Updated

In an era of constant political gamesmanship and gridlock, getting things done in Congress is never easy. That was never clearer than the last Congress’ failure to pass long overdue reforms to an antiquated that today threatens the very thing it was intended to protect – the privacy of Americans’ digital communications and records.

A bipartisan group of more than 270 members of the House of Representatives co-sponsored legislation with the same underlying objective -- to update the Electronic Communications Privacy Act (ECPA). And yet, these bills were left to die without a vote.

The broad support extends beyond the House. Senators Mike Lee and Pat Leahy have introduced similar ECPA legislation and it has the support of nearly one-quarter of the Senate.

ECPA reform proposals enjoy wide support from conservatives, moderates and liberals, small and big business, labor, former prosecutors and civil libertarians. And it’s obvious why.

Under current law every email and text, every Google doc and Facebook message, every picture of our vacation and video of the office softball game is subject to government inspection without a warrant or probable cause if we’ve kept it longer than six months.

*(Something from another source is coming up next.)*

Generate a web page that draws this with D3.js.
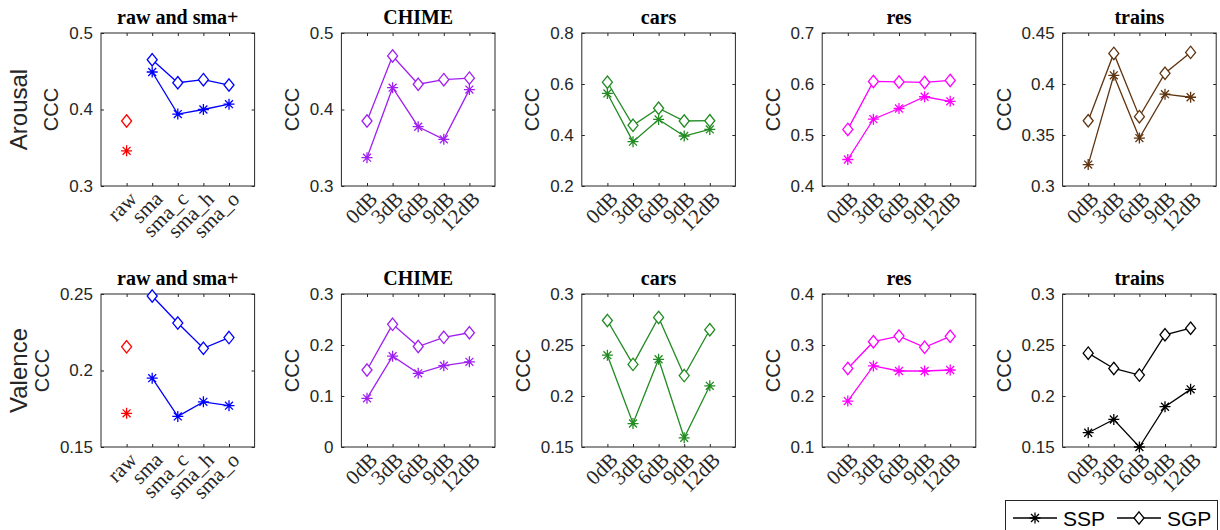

ECPA was written in 1986. Those were the days before the World Wide Web existed, when the first Mac had been sold only two years earlier with a nine-inch screen and 128KB of memory. No one kept anything in the “cloud.” There wasn’t any broadband or social media or tablets or Smartphones. Hard drives were small. Service providers charged a lot for the little storage capacity they sold. The relatively few people who used email then never imagined keeping an email longer than it took to send or read it.

So it was perfectly reasonable in 1986 for lawmakers to only protect new email -- those held for less than 180 days -- from government access. Who would keep anything online for longer than six months?

Three decades later, we have an answer. Everybody.

Most of us store all kinds of stuff online for a lot longer than six months. Emails, financial records, proprietary work products, schedules, photographs. Under current law all of it, every email and text, every Google doc and Facebook message, every picture of our vacation and video of the office softball game is subject to government inspection without a warrant or probable cause if we’ve kept it longer than six months.

That’s an outrageous invasion of our privacy, and unlike in 1986, ECPA is no longer an unintended assault on our liberty but an intentional one.

Government agencies such as the Securities and Exchange Commission are lobbying to keep the law on the books unchanged in order to acquire powers Congress and the American people never intended them to have -- to read our personal communications without the constitutional protections of a search warrant.

Whatever our other political disagreements, most Americans share the conviction that our privacy is protected by the Fourth Amendment, which prohibits “unreasonable searches and seizures” of our “persons, houses, papers and personal effects.”

Government agents can’t raid our homes or tap our phones or read our mail without showing a judge they have probable cause to believe we’ve committed a crime and obtaining a search warrant. Why should our possessions and communications be less private online?

The reforms introduced in the House and Senate would restore ECPA’s original purpose, and protect our privacy in the ways we live, communicate, learn, transact business and recreate today.

They are simple and straightforward.  We extend constitutional protections to communications and records that Americans store online for any amount of time.

There is no need to delay ECPA reform any longer.

Americans expect us to act on their widespread concerns. The bills are written. The votes are there. Members of Congress are ready to reaffirm a founding principle of American citizenship.

While the world is always changing, our civil liberties must exist unabridged forever.